I have a seed of an idea for some background/social class stuff too, I figure anything that helps define the character for role-playing purposes has to be good, right? That might be some kind of old school heresy there, but I liked the family, birth right and ancestry from AD&D's Oriental Adventures book, despite it actually making character generation take twice as long. Some kind of pared down version of that might be nice, and the extra time is made up in not having nearly as large an equipment list for players to obsess over. Maybe something quick and dirty like the “Gifts” table in the Viking Campaign Sourcebook? Although I kind of want to avoid some of them, based on my desire to take absolutely normal humans and place them in a fantasy setting, which is a campaign set up I apparently keep coming back to; I did it with the Mongol invasion of Japan, I did it with Vikings once before, I did it with ancient Gauls and Romans. That's just off the top of my head, I've probably done it with others too.

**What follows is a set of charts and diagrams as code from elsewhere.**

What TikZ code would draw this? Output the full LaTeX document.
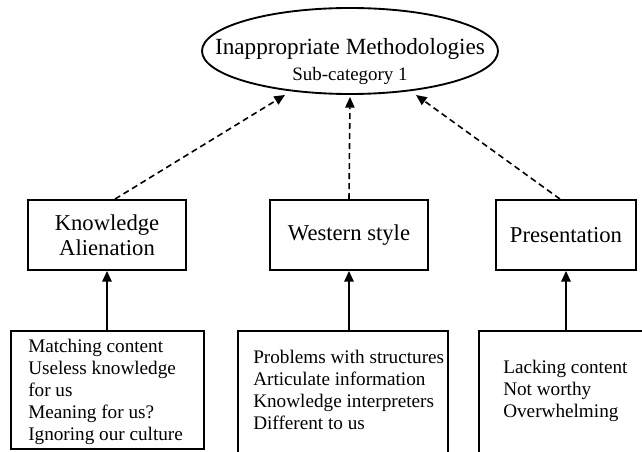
\documentclass[tikz,border=0pt]{standalone}
\usepackage{fontspec}
\setmainfont{Liberation Serif}
\usetikzlibrary{arrows.meta}
\usetikzlibrary{shapes.geometric}
\tikzset{
catbox/.style={draw, line width=1.4pt, inner sep=0pt, align=center,
    minimum height=52.5pt, font=\fontsize{17}{18.75}\selectfont},
listbox/.style={draw, line width=1.4pt, inner sep=0pt, anchor=north west},
listtext/.style={inner sep=0pt, anchor=north west, align=left,
    font=\fontsize{14.4}{16.5}\selectfont},
->-/.style={-{Triangle[length=8pt,width=7pt]}, line width=1.4pt},
-->-/.style={-{Triangle[length=8pt,width=7pt]}, line width=1.2pt,
    dash pattern=on 4.5pt off 3pt}}

\begin{document}
\begin{tikzpicture}[x=0.75pt,y=-0.75pt]
                \useasboundingbox (0,0) rectangle (642,452);
                \clip (0,0) rectangle (642,452);

                \node[shape=ellipse, draw, line width=1.4pt, inner sep=0pt,
                    minimum width=222pt, minimum height=64.5pt] (M) at (350,51) {};
                \node[anchor=base, inner sep=0pt, font=\fontsize{17.4}{19}\selectfont]
                    (M1) at (350,55) {Inappropriate Methodologies};
                \node[anchor=base, inner sep=0pt, font=\fontsize{14.2}{16}\selectfont]
                    (M2) at (350,81) {Sub-category 1};

                \node[catbox, minimum width=118.5pt] (K) at (107,235) {Knowledge\\Alienation};
                \node[catbox, minimum width=118.5pt] (W) at (349,235) {Western style};
                \node[catbox, minimum width=105pt] (P) at (566,235) {Presentation};

                \node[listbox, minimum width=144.75pt, minimum height=88.5pt] (KL) at (10,330) {};
                \node[listbox, minimum width=157.5pt, minimum height=110pt] (WL) at (237,330) {};
                \node[listbox, minimum width=140pt, minimum height=110pt] (PL) at (478,330) {};

                \node[listtext] (KT) at (28,338.5) {Matching content\\Useless knowledge\\for us\\Meaning for us?\\Ignoring our culture};
                \node[listtext] (WT) at (253,350) {Problems with structures\\Articulate information\\Knowledge interpreters\\Different to us};
                \node[listtext] (PT) at (503,360) {Lacking content\\Not worthy\\Overwhelming};

                \coordinate (ML) at (285,95);
                \coordinate (MM) at (350,97);
                \coordinate (MR) at (416,95);

                \draw[-->-] ([xshift=6pt]K.north) -- (ML);
                \draw[-->-] (W.north) -- (MM);
                \draw[-->-] ([xshift=-4.5pt]P.north) -- (MR);

                \draw[->-] (K.south |- KL.north) -- (K.south);
                \draw[->-] (W.south |- WL.north) -- (W.south);
                \draw[->-] (P.south |- PL.north) -- (P.south);

\end{tikzpicture}
\end{document}
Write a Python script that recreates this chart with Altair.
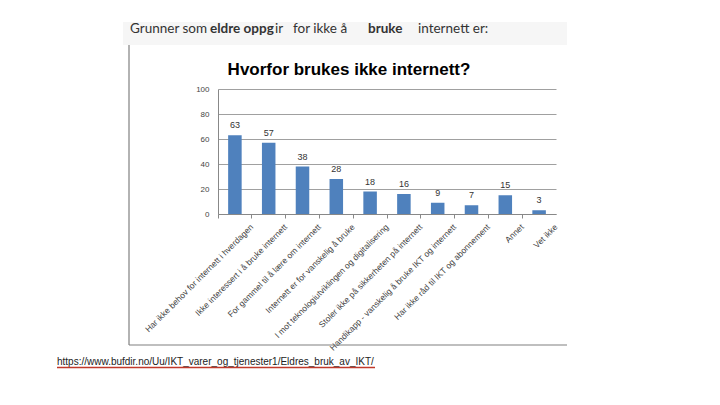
import altair as alt
import pandas as pd

categories = [
    "Har ikke behov for internett i hverdagen",
    "Ikke interessert i å bruke internett",
    "For gammel til å lære om internett",
    "Internett er for vanskelig å bruke",
    "I mot teknologiutviklingen og digitalisering",
    "Stoler ikke på sikkerheten på internett",
    "Handikapp - vanskelig å bruke IKT og internett",
    "Har ikke råd til IKT og abonnement",
    "Annet",
    "Vet ikke",
]
values = [63, 57, 38, 28, 18, 16, 9, 7, 15, 3]
y_ticks = [0, 20, 40, 60, 80, 100]

header_parts = ["Grunner som", "eldre oppg", "ir", "for ikke å", "bruke", "internett er:"]
header_bold = [False, True, False, False, True, False]
header_x = [-88, -8, 57, 75, 150, 200]

chart_title = "Hvorfor brukes ikke internett?"
source_url = "https://www.bufdir.no/Uu/IKT_varer_og_tjenester1/Eldres_bruk_av_IKT/"

df = pd.DataFrame({"kategori": categories, "verdi": values})
one = pd.DataFrame({"a": [0]})
FONT = "Liberation Sans"
HFONT = "Lato"

x_enc = alt.X(
    "kategori:N",
    sort=categories,
    title=None,
    scale=alt.Scale(paddingInner=0.6, paddingOuter=0.3),
    axis=alt.Axis(
        labelAngle=-45,
        labelAlign="right",
        labelBaseline="middle",
        labelFontSize=8.5,
        labelColor="#444444",
        labelFont=FONT,
        labelPadding=7,
        labelLimit=300,
        labelOffset=16.9,
        labelOverlap=False,
        bandPosition=-0.75,
        ticks=True,
        tickSize=4,
        tickColor="#888888",
        domainColor="#888888",
        grid=False,
    ),
)
y_enc = alt.Y(
    "verdi:Q",
    title=None,
    scale=alt.Scale(domain=[0, 100], nice=False),
    axis=alt.Axis(
        values=y_ticks,
        tickCount=6,
        labelOverlap=False,
        labelFontSize=8,
        labelColor="#444444",
        labelFont=FONT,
        labelPadding=9,
        ticks=False,
        domainColor="#888888",
        gridColor="#a0a0a0",
        gridWidth=1,
    ),
)

bars = alt.Chart(df).mark_bar(color="#4F81BD").encode(x=x_enc, y=y_enc)
labels = alt.Chart(df).mark_text(
    baseline="bottom", dy=-5, fontSize=9, color="#333333", font=FONT
).encode(x=alt.X("kategori:N", sort=categories), y="verdi:Q", text="verdi:Q")

band = alt.Chart(one).mark_rect(color="#f6f6f6").encode(
    x=alt.value(-95), x2=alt.value(349), y=alt.value(-67), y2=alt.value(-44)
)
frame_left = alt.Chart(one).mark_rule(color="#808080", strokeWidth=1.2).encode(
    x=alt.value(-89), y=alt.value(-44), y2=alt.value(256)
)
frame_bottom = alt.Chart(one).mark_rule(color="#808080", strokeWidth=1.2).encode(
    x=alt.value(-89), x2=alt.value(349), y=alt.value(256)
)

header_layers = []
for txt, bold, hx in zip(header_parts, header_bold, header_x):
    header_layers.append(
        alt.Chart(one).mark_text(
            text=txt, align="left", baseline="alphabetic", fontSize=13.5,
            fontWeight="bold" if bold else "normal", color="#333333", font=HFONT
        ).encode(x=alt.value(hx), y=alt.value(-56))
    )

title_mark = alt.Chart(one).mark_text(
    text=chart_title, align="center", baseline="alphabetic", fontSize=17,
    fontWeight="bold", color="#000000", font=FONT
).encode(x=alt.value(131), y=alt.value(-14))

url_mark = alt.Chart(one).mark_text(
    text=source_url, align="left", baseline="alphabetic", fontSize=10,
    color="#222222", font=FONT
).encode(x=alt.value(-161), y=alt.value(276))
url_line = alt.Chart(one).mark_rule(color="#c0392b", strokeWidth=1.5).encode(
    x=alt.value(-161), x2=alt.value(157), y=alt.value(278.5)
)

chart = alt.layer(
    band, frame_left, frame_bottom, *header_layers, title_mark, bars, labels, url_mark, url_line
).properties(
    width=338,
    height=125,
    autosize=alt.AutoSizeParams(type="none"),
    padding={"left": 210, "top": 81, "right": 150, "bottom": 180},
    background="white",
).configure_view(stroke=None)

chart.save("out.html", embed_options={"renderer": "svg", "actions": False})
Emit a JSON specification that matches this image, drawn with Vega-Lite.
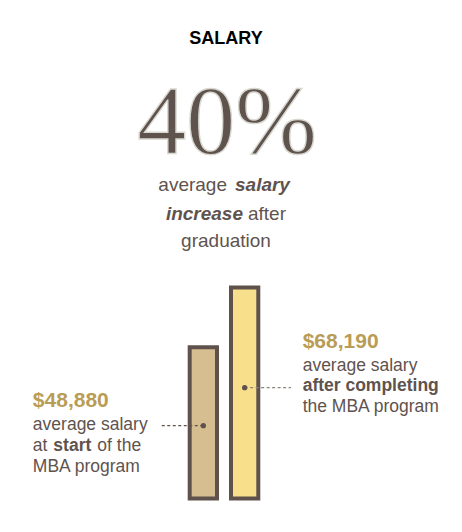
{
  "$schema": "https://vega.github.io/schema/vega-lite/v6.json",
  "width": 456,
  "height": 531,
  "autosize": {"type": "none"},
  "padding": {"left": 6, "top": 1, "right": 0, "bottom": 0},
  "background": "#ffffff",
  "config": {
    "view": {"fill": "#d8d7d0", "stroke": null},
    "text": {"font": "Liberation Sans", "color": "#5f534e"}
  },
  "layer": [
    {
      "data": {"values": [
        {"stage": "Start of MBA", "salary": 48880},
        {"stage": "After MBA", "salary": 68190}
      ]},
      "encoding": {
        "x": {"field": "stage", "type": "nominal", "sort": ["Start of MBA", "After MBA"], "bandPosition": 0.5,
              "scale": {"range": [183.7, 252.3], "paddingInner": 0.339, "paddingOuter": 0}, "axis": null},
        "y": {"field": "salary", "type": "quantitative",
              "scale": {"domain": [-10820, 160693], "nice": false, "zero": false}, "axis": null}
      },
      "layer": [
        {
          "mark": {"type": "bar", "stroke": "#5f524d", "strokeWidth": 4},
          "encoding": {
            "x": {"field": "stage", "type": "nominal", "sort": ["Start of MBA", "After MBA"], "axis": null},
            "color": {"field": "stage", "type": "nominal",
                      "scale": {"domain": ["Start of MBA", "After MBA"], "range": ["#d6be90", "#f8df8b"]}, "legend": null}
          }
        },
        {
          "transform": [{"filter": "datum.stage === 'Start of MBA'"}],
          "layer": [
            {"mark": {"type": "rule", "strokeDash": [3, 2.5], "strokeWidth": 1.2, "color": "#5f524d", "xOffset": -41.6, "yOffset": 78.5},
             "encoding": {"x2": {"field": "stage", "bandPosition": 0.5}}},
            {"mark": {"type": "point", "filled": true, "size": 28, "color": "#5f524d", "opacity": 1, "yOffset": 78.5}},
            {"mark": {"type": "text", "align": "left", "baseline": "alphabetic", "dx": -170.5, "dy": 60, "fontSize": 21, "fontWeight": "bold", "color": "#b99c55"},
             "encoding": {"text": {"field": "salary", "type": "quantitative", "format": "$,"}}},
            {"mark": {"type": "text", "align": "left", "baseline": "alphabetic", "dx": -170.5, "dy": 83, "fontSize": 17.5, "text": "average salary"}},
            {"mark": {"type": "text", "align": "left", "baseline": "alphabetic", "dx": -170.5, "dy": 103.7, "fontSize": 17.5, "text": "at"}},
            {"mark": {"type": "text", "align": "left", "baseline": "alphabetic", "dx": -150, "dy": 103.7, "fontSize": 17.5, "fontWeight": "bold", "text": "start"}},
            {"mark": {"type": "text", "align": "left", "baseline": "alphabetic", "dx": -106, "dy": 103.7, "fontSize": 17.5, "text": "of the"}},
            {"mark": {"type": "text", "align": "left", "baseline": "alphabetic", "dx": -170.5, "dy": 124.4, "fontSize": 17.5, "text": "MBA program"}}
          ]
        },
        {
          "transform": [{"filter": "datum.stage === 'After MBA'"}],
          "layer": [
            {"mark": {"type": "rule", "strokeDash": [3, 2.5], "strokeWidth": 1.2, "color": "#8a827c", "x2Offset": 46.3, "yOffset": 100.3},
             "encoding": {"x2": {"field": "stage", "bandPosition": 0.5}}},
            {"mark": {"type": "point", "filled": true, "size": 28, "color": "#5f524d", "opacity": 1, "yOffset": 100.3}},
            {"mark": {"type": "text", "align": "left", "baseline": "alphabetic", "dx": 58, "dy": 60.3, "fontSize": 21, "fontWeight": "bold", "color": "#b99c55"},
             "encoding": {"text": {"field": "salary", "type": "quantitative", "format": "$,"}}},
            {"mark": {"type": "text", "align": "left", "baseline": "alphabetic", "dx": 58, "dy": 83.3, "fontSize": 17.5, "text": "average salary"}},
            {"mark": {"type": "text", "align": "left", "baseline": "alphabetic", "dx": 58, "dy": 103.6, "fontSize": 17.5, "fontWeight": "bold", "text": "after completing"}},
            {"mark": {"type": "text", "align": "left", "baseline": "alphabetic", "dx": 58, "dy": 124.3, "fontSize": 17.5, "text": "the MBA program"}}
          ]
        }
      ]
    },
    {
      "data": {"values": [{"metric": "average salary increase after graduation", "increase": 0.4}]},
      "layer": [
        {"mark": {"type": "text", "align": "center", "baseline": "alphabetic", "dx": -8, "dy": -222.5, "font": "Liberation Sans", "fontSize": 18, "fontWeight": "bold", "color": "#000000", "text": "SALARY"}, "encoding": {}},
        {"mark": {"type": "text", "align": "center", "baseline": "alphabetic", "dx": -7, "dy": -114, "font": "Liberation Serif", "fontSize": 98, "color": "#5f534e", "stroke": "#d8d7d0", "strokeWidth": 1.4},
         "encoding": {"text": {"field": "increase", "type": "quantitative", "format": ".0%"}}},
        {"mark": {"type": "text", "align": "right", "baseline": "alphabetic", "dx": -7, "dy": -76, "fontSize": 19, "text": "average"}, "encoding": {}},
        {"mark": {"type": "text", "align": "left", "baseline": "alphabetic", "dx": 1, "dy": -76, "fontSize": 19, "fontWeight": "bold", "fontStyle": "italic", "text": "salary"}, "encoding": {}},
        {"mark": {"type": "text", "align": "right", "baseline": "alphabetic", "dx": 9, "dy": -47, "fontSize": 19, "fontWeight": "bold", "fontStyle": "italic", "text": "increase"}, "encoding": {}},
        {"mark": {"type": "text", "align": "left", "baseline": "alphabetic", "dx": 14, "dy": -47, "fontSize": 19, "text": "after"}, "encoding": {}},
        {"mark": {"type": "text", "align": "center", "baseline": "alphabetic", "dx": -8, "dy": -20, "fontSize": 19, "text": "graduation"}, "encoding": {}}
      ]
    }
  ]
}
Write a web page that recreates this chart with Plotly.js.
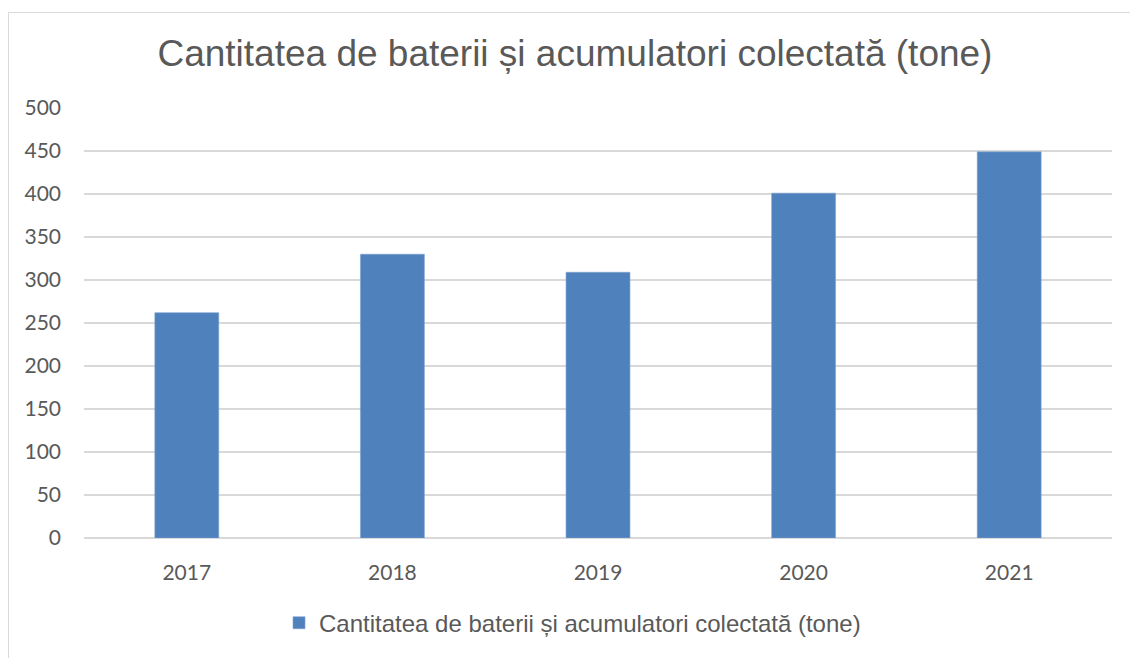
<!DOCTYPE html>
<html>
<head>
<meta charset="utf-8">
<script src="https://cdn.plot.ly/plotly-3.0.1.min.js"></script>
<style>
  html, body { margin: 0; padding: 0; overflow: hidden; background: #ffffff; }
  #wrap { position: relative; width: 1130px; height: 658px; overflow: hidden; }
  #chart { position: absolute; left: 0; top: 0; width: 1130px; height: 658px; }
  #frame { position: absolute; left: 8px; top: 12px; width: 1300px; height: 800px;
           border: 1.5px solid #d9d9d9; pointer-events: none; box-sizing: border-box; }
</style>
</head>
<body>
<div id="wrap">
  <div id="chart"></div>
  <div id="frame"></div>
</div>
<script>
const chartTitle = "Cantitatea de baterii și acumulatori colectată (tone)";
const seriesName = "Cantitatea de baterii și acumulatori colectată (tone)";
const years = ["2017", "2018", "2019", "2020", "2021"];
const tonnes = [262, 330, 309, 401, 449];
const yTicks = [0, 50, 100, 150, 200, 250, 300, 350, 400, 450, 500];

const textColor = "#595959";
const barColor = "#4F81BD";
const gridColor = "#D9D9D9";

const data = [{
  type: "bar",
  x: years,
  y: tonnes,
  name: seriesName,
  marker: { color: barColor, line: { color: "#7FA3D1", width: 0.6 } },
  showlegend: true,
  hoverinfo: "x+y"
}];

const layout = {
  width: 1130,
  height: 658,
  margin: { l: 84, r: 18, t: 108, b: 118 },
  paper_bgcolor: "rgba(0,0,0,0)",
  plot_bgcolor: "rgba(0,0,0,0)",
  bargap: 0.689,
  title: {
    text: chartTitle,
    font: { family: "Liberation Sans, Arial, sans-serif", size: 37, color: textColor },
    xref: "container", x: 0.5088, xanchor: "center",
    yref: "container", y: 0.9195, yanchor: "middle"
  },
  xaxis: {
    type: "category",
    tickfont: { family: "Lato, sans-serif", size: 21, color: textColor },
    showgrid: false,
    showline: false,
    zeroline: false,
    ticks: "",
    ticklabelstandoff: 20
  },
  yaxis: {
    range: [0, 500],
    tickmode: "array",
    tickvals: yTicks,
    ticktext: yTicks.map(String),
    tickfont: { family: "Lato, sans-serif", size: 21, color: textColor },
    showgrid: true,
    gridcolor: gridColor,
    gridwidth: 1.3,
    zeroline: true,
    zerolinecolor: gridColor,
    zerolinewidth: 1.3,
    showline: false,
    ticks: "",
    ticklabelstandoff: 22
  },
  showlegend: true,
  legend: {
    orientation: "h",
    xref: "paper", x: 0.1897, xanchor: "left",
    yref: "paper", y: -0.198, yanchor: "middle",
    font: { family: "Liberation Sans, Arial, sans-serif", size: 24, color: textColor },
    bgcolor: "rgba(0,0,0,0)"
  }
};

Plotly.newPlot("chart", data, layout, { displayModeBar: false, staticPlot: true });
</script>
</body>
</html>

Also, on a completely unrelated note, did I just dream up the idea of Elves being turned as though they were Undead of equivalent Hit Dice? Because they are soulless creatures of Chaos? So, I was sure I had read that somewhere, I have even used it in a campaign before, but I thought I had seen it elsewhere, like on a blog somewhere, back when blogs were where the OSR was happening, before G+ and all that. To be honest, I was sure it was a Lamentations of the Flame Princess rule, but I looked it up and their Clerics get Turn Undead as a spell, rather than an innate ability, and there's no mention of Elves in the spell. I am happy to claim credit for the idea if it was mine, but I was sure I saw it elsewhere. I have been looking, on and off, for weeks though and found no evidence of it. In my mind's eye I can see a black & white illustration of an Elf recoiling from a Cross even, so this is some Mandela Effect territory here.